* [DIRECTIONS]:
Repeat only the lines from the one containing "What matplotlib code" through the one containing "plt.rcParams['font.family'] = ['Lato', 'DejaVu", exactly as written, both ends included.

Stored items from a collection
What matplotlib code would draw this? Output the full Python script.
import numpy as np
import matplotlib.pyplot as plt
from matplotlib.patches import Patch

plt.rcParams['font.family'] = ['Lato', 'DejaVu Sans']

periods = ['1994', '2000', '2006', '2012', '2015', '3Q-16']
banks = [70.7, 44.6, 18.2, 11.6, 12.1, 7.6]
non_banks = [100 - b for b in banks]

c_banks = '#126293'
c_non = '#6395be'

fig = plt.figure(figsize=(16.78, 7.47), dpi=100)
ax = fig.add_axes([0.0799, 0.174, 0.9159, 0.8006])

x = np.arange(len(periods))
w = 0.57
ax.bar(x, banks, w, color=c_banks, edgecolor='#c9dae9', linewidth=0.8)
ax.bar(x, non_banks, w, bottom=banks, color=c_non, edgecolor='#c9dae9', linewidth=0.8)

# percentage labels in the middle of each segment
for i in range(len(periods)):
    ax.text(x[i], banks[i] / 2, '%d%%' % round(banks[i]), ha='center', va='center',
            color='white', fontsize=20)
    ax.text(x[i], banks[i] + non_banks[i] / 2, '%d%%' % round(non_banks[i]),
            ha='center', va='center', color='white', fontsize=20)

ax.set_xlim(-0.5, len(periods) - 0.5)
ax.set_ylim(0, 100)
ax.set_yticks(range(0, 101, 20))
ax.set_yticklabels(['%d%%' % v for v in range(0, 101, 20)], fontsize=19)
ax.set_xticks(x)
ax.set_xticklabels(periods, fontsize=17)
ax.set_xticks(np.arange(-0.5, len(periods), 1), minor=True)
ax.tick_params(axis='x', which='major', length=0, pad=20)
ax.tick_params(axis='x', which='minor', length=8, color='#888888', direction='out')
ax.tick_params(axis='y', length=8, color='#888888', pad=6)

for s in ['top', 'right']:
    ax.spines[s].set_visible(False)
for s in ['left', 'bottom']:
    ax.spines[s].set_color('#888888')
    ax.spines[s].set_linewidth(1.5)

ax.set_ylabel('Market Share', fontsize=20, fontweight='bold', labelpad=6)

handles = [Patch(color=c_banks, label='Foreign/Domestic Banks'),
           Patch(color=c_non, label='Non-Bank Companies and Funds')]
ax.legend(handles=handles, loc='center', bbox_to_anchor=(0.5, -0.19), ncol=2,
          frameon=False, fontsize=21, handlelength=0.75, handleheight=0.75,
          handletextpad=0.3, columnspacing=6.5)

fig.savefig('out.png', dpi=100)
==
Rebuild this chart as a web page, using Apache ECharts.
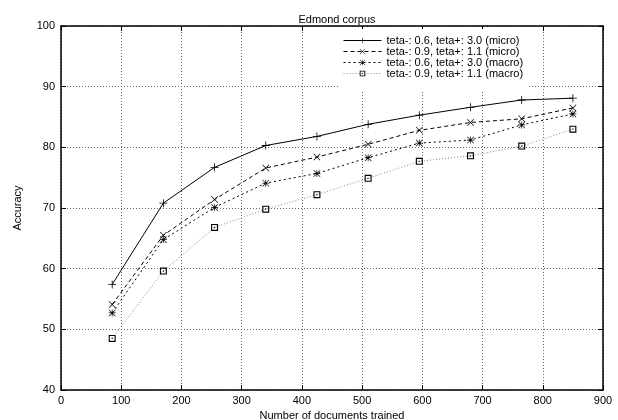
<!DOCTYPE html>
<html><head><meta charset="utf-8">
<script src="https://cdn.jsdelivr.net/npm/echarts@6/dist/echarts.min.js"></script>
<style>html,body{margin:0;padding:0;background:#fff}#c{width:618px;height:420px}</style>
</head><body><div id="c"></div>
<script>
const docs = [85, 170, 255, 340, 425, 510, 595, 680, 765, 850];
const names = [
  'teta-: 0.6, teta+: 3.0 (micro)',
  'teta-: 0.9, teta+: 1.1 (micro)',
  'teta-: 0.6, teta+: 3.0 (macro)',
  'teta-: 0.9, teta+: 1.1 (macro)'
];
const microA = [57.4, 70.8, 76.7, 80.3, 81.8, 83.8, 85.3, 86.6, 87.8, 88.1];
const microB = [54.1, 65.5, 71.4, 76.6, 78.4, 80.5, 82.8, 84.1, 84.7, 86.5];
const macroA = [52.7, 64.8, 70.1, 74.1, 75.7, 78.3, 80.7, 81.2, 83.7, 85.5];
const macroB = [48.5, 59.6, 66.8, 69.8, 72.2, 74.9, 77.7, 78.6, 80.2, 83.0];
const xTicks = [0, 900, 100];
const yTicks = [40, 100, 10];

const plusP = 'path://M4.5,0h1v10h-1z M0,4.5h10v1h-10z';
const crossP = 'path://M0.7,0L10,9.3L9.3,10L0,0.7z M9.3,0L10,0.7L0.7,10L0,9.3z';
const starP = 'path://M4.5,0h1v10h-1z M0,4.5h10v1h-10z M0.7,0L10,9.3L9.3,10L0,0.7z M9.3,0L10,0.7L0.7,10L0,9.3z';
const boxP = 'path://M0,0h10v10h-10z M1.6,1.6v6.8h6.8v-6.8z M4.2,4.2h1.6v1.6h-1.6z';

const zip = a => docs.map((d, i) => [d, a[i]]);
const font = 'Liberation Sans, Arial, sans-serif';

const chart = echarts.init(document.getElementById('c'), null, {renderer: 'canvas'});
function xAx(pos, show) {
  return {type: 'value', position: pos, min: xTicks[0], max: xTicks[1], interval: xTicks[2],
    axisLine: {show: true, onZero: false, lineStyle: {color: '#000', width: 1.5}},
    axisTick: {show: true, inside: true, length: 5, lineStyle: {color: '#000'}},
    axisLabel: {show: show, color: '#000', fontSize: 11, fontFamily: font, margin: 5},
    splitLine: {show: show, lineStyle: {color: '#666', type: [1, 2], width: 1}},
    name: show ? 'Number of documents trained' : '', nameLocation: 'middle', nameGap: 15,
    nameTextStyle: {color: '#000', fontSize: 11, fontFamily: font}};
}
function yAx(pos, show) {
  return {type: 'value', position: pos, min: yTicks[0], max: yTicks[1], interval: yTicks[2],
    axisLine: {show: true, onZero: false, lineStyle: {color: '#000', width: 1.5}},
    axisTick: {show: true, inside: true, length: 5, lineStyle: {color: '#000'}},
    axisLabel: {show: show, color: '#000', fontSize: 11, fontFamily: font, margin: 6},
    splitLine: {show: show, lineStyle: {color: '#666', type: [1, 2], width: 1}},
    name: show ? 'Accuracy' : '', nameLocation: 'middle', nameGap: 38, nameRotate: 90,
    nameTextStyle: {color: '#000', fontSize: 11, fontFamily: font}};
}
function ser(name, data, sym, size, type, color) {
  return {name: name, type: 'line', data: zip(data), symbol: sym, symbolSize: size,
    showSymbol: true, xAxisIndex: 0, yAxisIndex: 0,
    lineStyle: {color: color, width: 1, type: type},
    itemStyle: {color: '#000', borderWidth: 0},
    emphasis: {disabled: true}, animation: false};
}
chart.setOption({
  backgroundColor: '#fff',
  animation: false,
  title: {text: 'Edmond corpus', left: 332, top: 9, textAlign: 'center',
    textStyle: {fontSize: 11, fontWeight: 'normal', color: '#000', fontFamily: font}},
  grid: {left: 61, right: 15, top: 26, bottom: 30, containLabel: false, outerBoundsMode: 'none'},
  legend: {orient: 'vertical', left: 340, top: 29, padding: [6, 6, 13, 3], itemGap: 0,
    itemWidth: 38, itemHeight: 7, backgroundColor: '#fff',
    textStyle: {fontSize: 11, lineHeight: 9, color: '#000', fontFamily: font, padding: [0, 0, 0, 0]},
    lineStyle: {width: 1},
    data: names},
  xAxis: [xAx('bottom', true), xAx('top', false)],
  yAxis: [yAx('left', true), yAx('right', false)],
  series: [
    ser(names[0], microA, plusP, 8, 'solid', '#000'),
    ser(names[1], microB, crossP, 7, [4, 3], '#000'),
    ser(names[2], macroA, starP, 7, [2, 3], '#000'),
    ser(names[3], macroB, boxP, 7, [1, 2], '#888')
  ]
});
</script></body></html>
...
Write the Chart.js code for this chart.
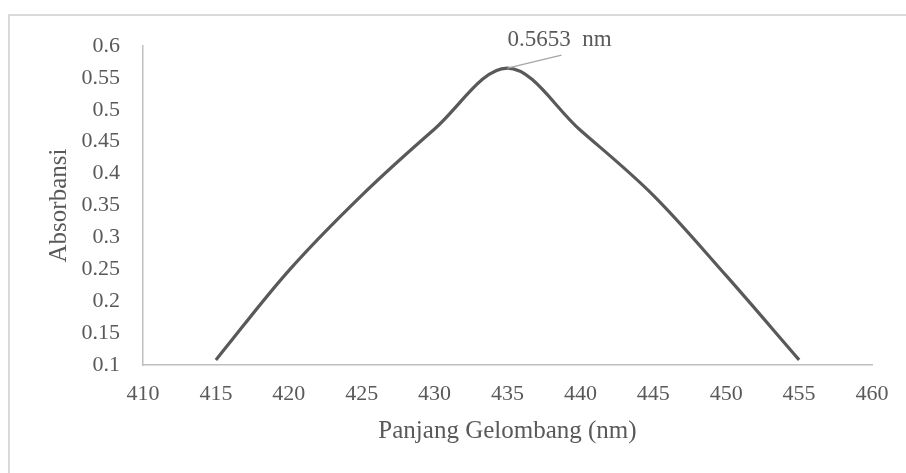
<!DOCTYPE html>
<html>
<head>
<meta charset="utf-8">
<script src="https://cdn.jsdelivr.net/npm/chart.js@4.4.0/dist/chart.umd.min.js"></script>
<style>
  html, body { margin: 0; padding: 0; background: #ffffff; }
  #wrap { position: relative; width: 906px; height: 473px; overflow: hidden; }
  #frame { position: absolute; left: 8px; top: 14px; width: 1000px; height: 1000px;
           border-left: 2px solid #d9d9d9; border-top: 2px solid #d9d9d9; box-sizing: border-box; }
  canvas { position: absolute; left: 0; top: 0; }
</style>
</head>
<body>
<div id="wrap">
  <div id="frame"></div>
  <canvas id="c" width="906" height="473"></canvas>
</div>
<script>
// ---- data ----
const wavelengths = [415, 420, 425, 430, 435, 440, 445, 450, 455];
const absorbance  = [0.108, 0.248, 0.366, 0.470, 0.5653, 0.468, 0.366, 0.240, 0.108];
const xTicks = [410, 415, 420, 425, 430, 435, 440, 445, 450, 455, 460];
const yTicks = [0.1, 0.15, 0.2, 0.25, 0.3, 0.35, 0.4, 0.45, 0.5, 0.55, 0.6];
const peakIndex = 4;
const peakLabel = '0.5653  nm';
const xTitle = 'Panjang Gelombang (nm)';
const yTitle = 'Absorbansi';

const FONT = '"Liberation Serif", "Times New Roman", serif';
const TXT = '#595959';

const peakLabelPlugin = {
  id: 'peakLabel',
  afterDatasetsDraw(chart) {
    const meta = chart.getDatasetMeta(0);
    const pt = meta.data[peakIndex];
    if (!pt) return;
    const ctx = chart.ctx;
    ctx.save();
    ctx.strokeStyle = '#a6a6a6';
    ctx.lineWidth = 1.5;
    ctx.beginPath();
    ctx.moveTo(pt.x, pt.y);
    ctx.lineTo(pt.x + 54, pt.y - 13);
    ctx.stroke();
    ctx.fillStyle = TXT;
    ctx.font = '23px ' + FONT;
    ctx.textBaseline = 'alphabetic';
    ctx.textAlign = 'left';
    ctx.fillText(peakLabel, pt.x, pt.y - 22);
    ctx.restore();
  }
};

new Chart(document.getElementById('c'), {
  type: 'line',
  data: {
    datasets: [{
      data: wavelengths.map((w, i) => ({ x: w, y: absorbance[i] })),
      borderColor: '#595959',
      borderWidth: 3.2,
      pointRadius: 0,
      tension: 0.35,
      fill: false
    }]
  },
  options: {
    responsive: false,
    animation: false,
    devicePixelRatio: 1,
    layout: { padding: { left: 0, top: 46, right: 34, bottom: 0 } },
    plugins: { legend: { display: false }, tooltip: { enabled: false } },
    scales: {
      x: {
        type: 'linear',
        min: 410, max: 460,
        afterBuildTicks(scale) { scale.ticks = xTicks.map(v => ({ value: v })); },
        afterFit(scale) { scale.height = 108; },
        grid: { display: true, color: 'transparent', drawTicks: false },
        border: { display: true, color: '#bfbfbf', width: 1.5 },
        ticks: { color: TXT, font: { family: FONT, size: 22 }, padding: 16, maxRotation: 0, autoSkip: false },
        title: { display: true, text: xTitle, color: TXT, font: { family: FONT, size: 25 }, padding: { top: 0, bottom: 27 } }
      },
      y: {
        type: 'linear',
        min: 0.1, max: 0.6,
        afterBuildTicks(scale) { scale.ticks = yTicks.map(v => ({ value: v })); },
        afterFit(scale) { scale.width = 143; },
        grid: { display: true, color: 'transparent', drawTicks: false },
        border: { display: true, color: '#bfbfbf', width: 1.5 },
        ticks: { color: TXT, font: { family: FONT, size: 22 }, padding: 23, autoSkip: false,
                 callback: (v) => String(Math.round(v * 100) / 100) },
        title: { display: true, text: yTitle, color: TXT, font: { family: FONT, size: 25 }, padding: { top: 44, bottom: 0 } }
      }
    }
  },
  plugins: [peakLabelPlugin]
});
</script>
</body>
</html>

* [SOLUTION]:
What matplotlib code would draw this? Output the full Python script.
import numpy as np
import matplotlib.pyplot as plt
from matplotlib.patches import Patch

plt.rcParams['font.family'] = ['Lato', 'DejaVu Sans']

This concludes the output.